Le festival culte Stihia, qui a d’ordinaire lieu dans le désert karakalpak, aura lieu cette année à Boukhara. Créé pour attirer l’attention sur la mer d’Aral, il est, pour de nombreuses personnes, attaché à ce lieu et la décision de le déplacer ne fait pas l’unanimité. Les organisateurs expliquent les raisons de leur choix, qui découle des évènements politiques qui ont eu lieu dans la région l’année passée.
Le 27 janvier dernier, les organisateurs du festival de musique électronique Stihia ont annoncé le changement du lieu et de la date de l’évènement. Cette année, les trois jours de concerts auront lieu lors de la fête de l’indépendance ouzbèke, du 31 août au 2 septembre, dans la région de Boukhara.
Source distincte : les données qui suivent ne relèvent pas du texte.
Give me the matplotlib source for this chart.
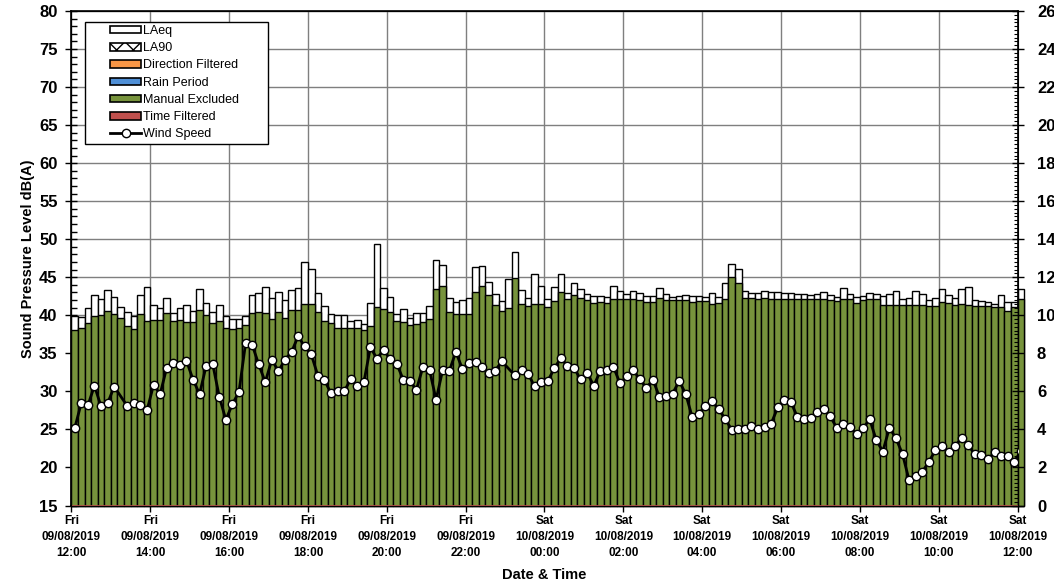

La nouvelle a suscité de vives réactions, particulièrement sur les réseaux sociaux. De nombreux internautes pensent que cette décision s’est faite en réponse aux manifestations de juillet 2022 au Karakalpakstan, constituant une punition pour les habitants de la région. En protestation, ceux-ci ont lancé le hashtag #BackToMuynak, pour faire revenir le festival dans les environs de la ville karakalpake de Moynaq. Pour comprendre le déplacement du festival et ses conséquences sur la région, la rédaction de Hook s’est entretenue avec l’organisateur du festival, Otabek Souleïmanov, et a recueilli l’avis des habitants de la région du Karakalpakstan.
Hook : Quels sont les principaux motifs du déplacement du festival à Boukhara ?
Otabek Souleïmanov : Nous nous attendions à des réactions suite à l’annonce du déplacement de Stihia à Boukhara, mais nous ne nous attendions pas à ce qu’elles soient si fortes. J’ai beaucoup discuté et débattu avec mon équipe en amont, mais la décision finale reste la mienne. L’organisation du festival dans les conditions actuelles ne pouvait se faire à Moynaq.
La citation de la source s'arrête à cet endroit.